(Aim of the exercise) Quote, with no changes, the lines that run from the top of the material to the line with "import seaborn as sns", both included.
## Start Supplied information
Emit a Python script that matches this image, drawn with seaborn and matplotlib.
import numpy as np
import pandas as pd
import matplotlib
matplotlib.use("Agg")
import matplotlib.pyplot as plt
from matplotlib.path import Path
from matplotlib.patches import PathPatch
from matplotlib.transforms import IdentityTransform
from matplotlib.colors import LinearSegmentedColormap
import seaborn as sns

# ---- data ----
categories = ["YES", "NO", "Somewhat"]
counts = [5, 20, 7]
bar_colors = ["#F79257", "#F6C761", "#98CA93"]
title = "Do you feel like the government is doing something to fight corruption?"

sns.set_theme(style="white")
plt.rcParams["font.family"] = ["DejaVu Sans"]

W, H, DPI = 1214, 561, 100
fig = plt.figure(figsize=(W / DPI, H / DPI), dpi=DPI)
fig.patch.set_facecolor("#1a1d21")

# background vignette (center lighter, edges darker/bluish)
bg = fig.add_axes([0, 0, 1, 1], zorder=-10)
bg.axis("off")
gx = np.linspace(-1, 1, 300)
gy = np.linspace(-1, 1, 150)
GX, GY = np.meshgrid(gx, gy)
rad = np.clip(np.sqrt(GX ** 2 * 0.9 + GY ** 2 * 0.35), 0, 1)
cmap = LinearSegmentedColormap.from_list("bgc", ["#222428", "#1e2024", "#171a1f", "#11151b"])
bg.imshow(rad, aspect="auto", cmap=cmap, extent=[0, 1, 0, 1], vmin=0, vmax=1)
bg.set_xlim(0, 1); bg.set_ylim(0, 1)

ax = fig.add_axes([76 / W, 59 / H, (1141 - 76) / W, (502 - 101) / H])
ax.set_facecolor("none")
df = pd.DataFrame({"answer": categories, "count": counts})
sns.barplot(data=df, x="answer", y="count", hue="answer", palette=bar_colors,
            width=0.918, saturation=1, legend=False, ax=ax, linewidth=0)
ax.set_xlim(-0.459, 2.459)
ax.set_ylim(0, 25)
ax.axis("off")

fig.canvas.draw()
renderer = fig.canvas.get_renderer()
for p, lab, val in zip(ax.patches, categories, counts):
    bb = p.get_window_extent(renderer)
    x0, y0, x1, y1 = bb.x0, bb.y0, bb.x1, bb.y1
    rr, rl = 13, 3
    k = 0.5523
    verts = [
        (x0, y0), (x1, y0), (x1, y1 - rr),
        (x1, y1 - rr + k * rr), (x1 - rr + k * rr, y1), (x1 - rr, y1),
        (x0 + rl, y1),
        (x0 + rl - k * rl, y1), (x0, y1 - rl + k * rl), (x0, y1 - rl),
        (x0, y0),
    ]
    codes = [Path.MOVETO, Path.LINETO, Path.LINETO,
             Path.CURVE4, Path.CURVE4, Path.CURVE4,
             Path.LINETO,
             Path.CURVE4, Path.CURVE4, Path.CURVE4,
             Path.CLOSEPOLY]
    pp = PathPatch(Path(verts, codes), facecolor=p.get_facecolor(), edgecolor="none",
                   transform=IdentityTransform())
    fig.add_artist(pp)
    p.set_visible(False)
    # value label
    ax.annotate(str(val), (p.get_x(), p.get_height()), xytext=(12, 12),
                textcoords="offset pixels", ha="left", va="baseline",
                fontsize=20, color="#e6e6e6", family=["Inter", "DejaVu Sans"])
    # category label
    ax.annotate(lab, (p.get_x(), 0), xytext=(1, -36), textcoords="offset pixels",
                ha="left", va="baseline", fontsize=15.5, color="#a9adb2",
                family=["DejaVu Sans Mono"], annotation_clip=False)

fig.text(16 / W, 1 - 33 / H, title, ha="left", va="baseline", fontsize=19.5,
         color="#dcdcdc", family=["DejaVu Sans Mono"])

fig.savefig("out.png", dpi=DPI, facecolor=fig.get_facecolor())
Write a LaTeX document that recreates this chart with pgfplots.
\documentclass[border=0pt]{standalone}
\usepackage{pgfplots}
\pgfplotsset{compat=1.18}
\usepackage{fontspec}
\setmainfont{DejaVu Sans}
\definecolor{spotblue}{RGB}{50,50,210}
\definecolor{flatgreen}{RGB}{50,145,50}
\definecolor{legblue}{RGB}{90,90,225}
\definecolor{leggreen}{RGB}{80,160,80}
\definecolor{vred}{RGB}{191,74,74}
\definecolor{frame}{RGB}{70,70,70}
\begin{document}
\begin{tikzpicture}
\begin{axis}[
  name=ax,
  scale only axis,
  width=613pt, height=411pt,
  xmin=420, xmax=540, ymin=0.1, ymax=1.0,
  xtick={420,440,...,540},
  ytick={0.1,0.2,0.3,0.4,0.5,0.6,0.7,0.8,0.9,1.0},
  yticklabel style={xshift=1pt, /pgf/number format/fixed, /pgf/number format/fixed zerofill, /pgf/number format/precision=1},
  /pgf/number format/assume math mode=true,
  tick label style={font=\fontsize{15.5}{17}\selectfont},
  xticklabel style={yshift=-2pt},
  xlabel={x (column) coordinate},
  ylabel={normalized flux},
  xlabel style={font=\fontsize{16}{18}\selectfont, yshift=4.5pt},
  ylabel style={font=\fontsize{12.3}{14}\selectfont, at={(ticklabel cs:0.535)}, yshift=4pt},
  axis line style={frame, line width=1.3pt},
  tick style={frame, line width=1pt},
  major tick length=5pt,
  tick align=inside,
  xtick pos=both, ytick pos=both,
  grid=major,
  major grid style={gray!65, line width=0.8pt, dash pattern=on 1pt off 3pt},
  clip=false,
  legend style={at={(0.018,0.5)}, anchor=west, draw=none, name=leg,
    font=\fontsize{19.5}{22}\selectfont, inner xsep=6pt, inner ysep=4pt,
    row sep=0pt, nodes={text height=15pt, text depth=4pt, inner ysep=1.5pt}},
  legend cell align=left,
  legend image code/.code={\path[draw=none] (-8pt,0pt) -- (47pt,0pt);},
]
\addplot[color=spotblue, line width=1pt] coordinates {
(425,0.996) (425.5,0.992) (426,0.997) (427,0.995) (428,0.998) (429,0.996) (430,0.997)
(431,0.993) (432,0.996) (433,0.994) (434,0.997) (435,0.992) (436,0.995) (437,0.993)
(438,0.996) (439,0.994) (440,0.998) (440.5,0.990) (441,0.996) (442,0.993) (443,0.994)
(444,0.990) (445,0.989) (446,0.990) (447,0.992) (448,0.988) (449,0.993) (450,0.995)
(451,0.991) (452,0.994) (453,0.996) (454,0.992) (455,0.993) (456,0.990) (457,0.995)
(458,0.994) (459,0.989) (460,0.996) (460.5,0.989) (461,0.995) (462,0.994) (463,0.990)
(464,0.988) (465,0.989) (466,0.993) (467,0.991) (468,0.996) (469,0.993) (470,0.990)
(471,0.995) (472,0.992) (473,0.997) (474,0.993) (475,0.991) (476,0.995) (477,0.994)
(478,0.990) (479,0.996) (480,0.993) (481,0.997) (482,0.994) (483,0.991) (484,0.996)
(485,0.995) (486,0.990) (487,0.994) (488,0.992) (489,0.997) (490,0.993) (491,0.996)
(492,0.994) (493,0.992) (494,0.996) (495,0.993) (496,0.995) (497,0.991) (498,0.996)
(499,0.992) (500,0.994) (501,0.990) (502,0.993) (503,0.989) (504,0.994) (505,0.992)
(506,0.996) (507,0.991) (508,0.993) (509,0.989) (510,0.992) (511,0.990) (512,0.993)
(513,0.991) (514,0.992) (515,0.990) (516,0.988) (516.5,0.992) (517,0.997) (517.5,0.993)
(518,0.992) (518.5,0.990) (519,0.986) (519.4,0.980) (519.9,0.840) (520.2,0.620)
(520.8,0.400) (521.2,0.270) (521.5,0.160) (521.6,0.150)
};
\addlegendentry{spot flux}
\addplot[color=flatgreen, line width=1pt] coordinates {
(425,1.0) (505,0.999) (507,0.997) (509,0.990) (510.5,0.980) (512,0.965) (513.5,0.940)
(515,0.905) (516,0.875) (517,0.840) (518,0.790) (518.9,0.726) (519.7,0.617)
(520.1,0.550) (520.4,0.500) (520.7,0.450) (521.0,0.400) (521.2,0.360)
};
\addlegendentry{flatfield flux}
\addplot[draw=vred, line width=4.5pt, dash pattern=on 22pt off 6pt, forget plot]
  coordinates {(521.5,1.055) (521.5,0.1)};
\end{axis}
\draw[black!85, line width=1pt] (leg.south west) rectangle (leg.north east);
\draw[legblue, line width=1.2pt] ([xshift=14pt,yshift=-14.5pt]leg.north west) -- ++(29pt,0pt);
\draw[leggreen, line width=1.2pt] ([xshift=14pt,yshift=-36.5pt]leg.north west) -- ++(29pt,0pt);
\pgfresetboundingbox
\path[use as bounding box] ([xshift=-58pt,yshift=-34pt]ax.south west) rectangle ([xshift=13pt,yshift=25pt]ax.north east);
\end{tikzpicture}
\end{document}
## End Supplied information
(Exercise response)
Emit a Python script that matches this image, drawn with seaborn and matplotlib.
import numpy as np
import pandas as pd
import matplotlib
matplotlib.use("Agg")
import matplotlib.pyplot as plt
from matplotlib.path import Path
from matplotlib.patches import PathPatch
from matplotlib.transforms import IdentityTransform
from matplotlib.colors import LinearSegmentedColormap
import seaborn as sns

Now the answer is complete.